Ещё приятнее другая альтернатива: если нас заставят учиться только по-русски. Уже и теперь евреи во многих городах черты оседлости, где великорусского населения нет, являются единственными, так сказать, представителями русской культуры, т.е., говоря точнее, единолично русифицируют край. Вильна, например, русифицирована только еврейской интеллигенцией; и что-то незаметно, чтобы за эту услугу евреев очень любили тамошние великороссы, – а зато поляки и литовцы открыто ставят евреям этот подвиг в большую вину. То же самое в Малороссии. Украинская печать вообще и прогрессивна, и демократична, но когда речь заходит о русификаторской роли еврейской интеллигенции, эта печать выходит из себя и положительно сбивается на антисемитские ноты. И хуже всего то, что не знаешь, какими словами протестовать.
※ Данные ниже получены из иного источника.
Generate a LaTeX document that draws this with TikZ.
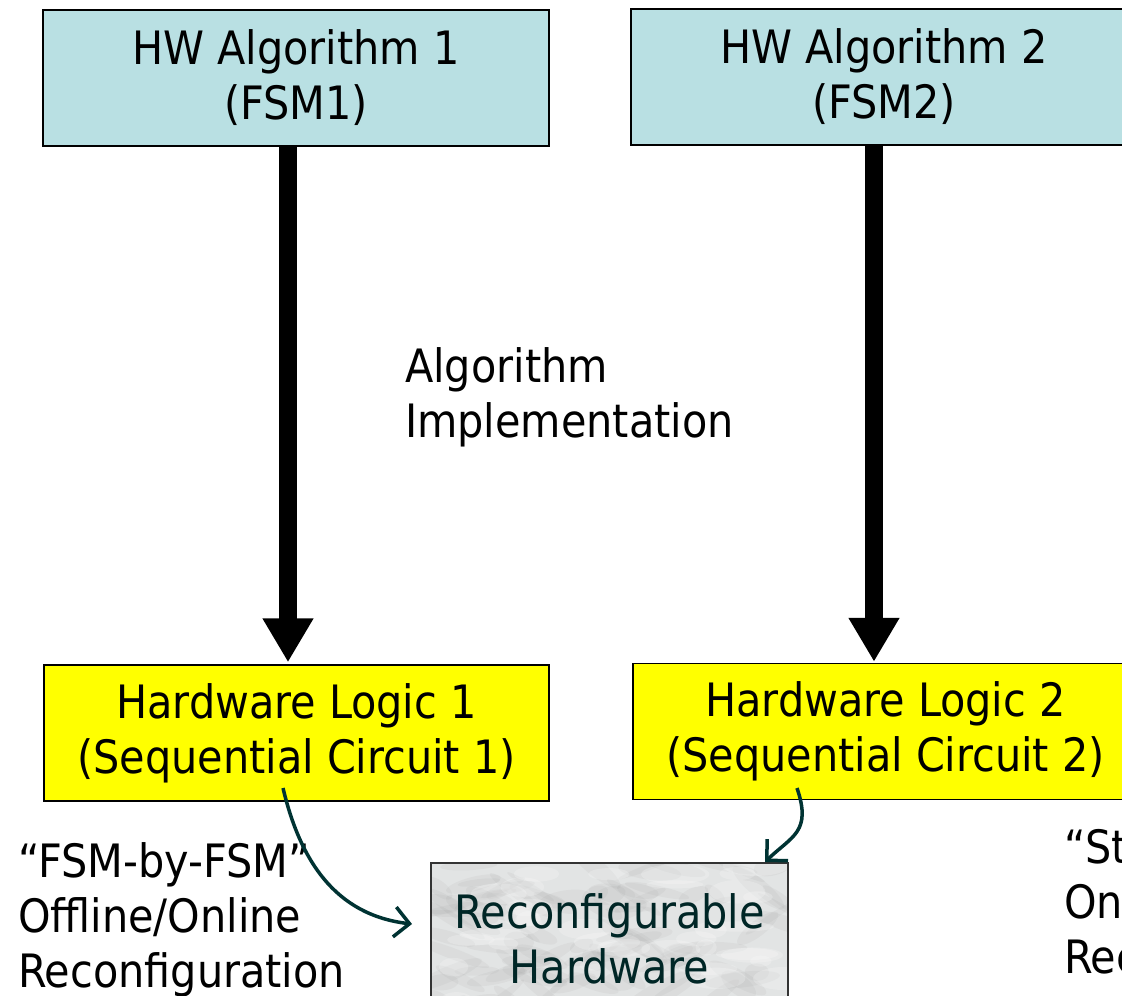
\documentclass[tikz,border=0pt]{standalone}
\usepackage{fontspec}
\setmainfont{DejaVu Sans Condensed}
\usetikzlibrary{arrows.meta}
\definecolor{algfill}{RGB}{185,224,227}
\definecolor{hwyellow}{RGB}{255,255,0}
\definecolor{darkteal}{RGB}{0,51,51}
\definecolor{marble}{RGB}{226,228,228}
\definecolor{rhtext}{RGB}{0,38,38}
\begin{document}
\begin{tikzpicture}[x=1pt,y=-1pt,
  big/.style={font=\fontsize{46}{55}\selectfont},
  box/.style={draw=black, line width=1.5pt, minimum width=#1, inner sep=0pt, align=center, big},
  algbox/.style={box=506pt, fill=algfill, minimum height=136pt},
  hwbox/.style={box=505pt, fill=hwyellow, minimum height=136pt},
  label/.style={inner sep=0pt, align=left, anchor=base west, big},
  bigarrow/.style={line width=18pt, -{Triangle[width=48pt,length=44pt]}},
  curarrow/.style={draw=darkteal, line width=3.5pt, -{Straight Barb[length=15pt,width=30pt]}}
]
\useasboundingbox (0,0) rectangle (1122,996);
\clip (0,0) rectangle (1122,996);

% marble texture behind the reconfigurable-hardware box
\begin{scope}
  \clip (431,863) rectangle (788,1015);
  \fill[marble] (431,863) rectangle (788,1015);
  \pgfmathsetseed{11}
  \foreach \i in {1,...,110}{
    \pgfmathsetmacro{\px}{431+rnd*357}
    \pgfmathsetmacro{\py}{863+rnd*155}
    \pgfmathsetmacro{\rot}{-40+rnd*80}
    \pgfmathsetmacro{\rx}{12+rnd*30}
    \pgfmathsetmacro{\ry}{3+rnd*7}
    \fill[gray, opacity=0.07, rotate around={\rot:(\px,\py)}] (\px,\py) ellipse ({\rx} and {\ry});
  }
  \foreach \i in {1,...,40}{
    \pgfmathsetmacro{\px}{431+rnd*357}
    \pgfmathsetmacro{\py}{863+rnd*155}
    \pgfmathsetmacro{\rx}{10+rnd*25}
    \pgfmathsetmacro{\ry}{4+rnd*8}
    \fill[white, opacity=0.22] (\px,\py) ellipse ({\rx} and {\ry});
  }
\end{scope}

\node[algbox] (a1) at (296,78) {HW Algorithm 1\\(FSM1)};
\node[algbox] (a2) at (884,77) {HW Algorithm 2\\(FSM2)};
\node[hwbox] (h1) at (296.5,733) {Hardware Logic 1\\(Sequential Circuit 1)};
\node[hwbox] (h2) at (885.5,731.5) {Hardware Logic 2\\(Sequential Circuit 2)};
\node[draw=black!80, line width=1.5pt, minimum width=357pt, minimum height=152pt,
      inner sep=0pt, align=center, big, text=rhtext] (rh) at (609.5,939)
      {Reconfigurable\\Hardware};

\node[label] (impl) at (405,437) {Algorithm\\Implementation};
\node[label] (left) at (18,987) {“FSM-by-FSM”\\Offline/Online\\Reconfiguration};
\node[label] (right) at (1064,973) {“St\\On\\Rec};

\draw[bigarrow] ([xshift=-8pt]a1.south) -- ([xshift=-8pt,yshift=2pt]a1.south |- h1.north);
\draw[bigarrow] ([xshift=-10pt]a2.south) -- ([xshift=-10pt,yshift=1pt]a2.south |- h2.north);

\coordinate (s1) at (283,788);
\coordinate (e1) at (412,924);
\coordinate (s2) at (797,788);
\coordinate (e2) at (765,862);
\draw[curarrow] (s1) .. controls (300,860) and (335,915) .. (e1);
\draw[curarrow] (s2) .. controls (812,832) and (792,836) .. (e2);
\end{tikzpicture}
\end{document}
Ибо ведь действительно правда, что города Украины, где великороссов можно по пальцам перечесть, и вполовину бы не носили того характера, который носят теперь, если бы еврейская интеллигенция не так усердно шла навстречу администрации в смысле насаждения русского языка. Прикрепощение евреев к русской школе зафиксирует этот порядок вещей и сделает еврейское население окончательно ненавистным в глазах самых демократических элементов местного большинства...
Из всего сказанного следует ясный вывод: всеобщее обязательное обучение, если оно не производится для каждой группы населения на том языке, который группа эта признаёт языком своей национальной культуры, не имеет ничего общего ни с просвещением, ни с прогрессом. Ярко и отчётливо заявил это однажды в Думе польский депутат: лучше никакой школы, чем такая. Нет ни одного здорового народа, который не присоединился бы к этим словам.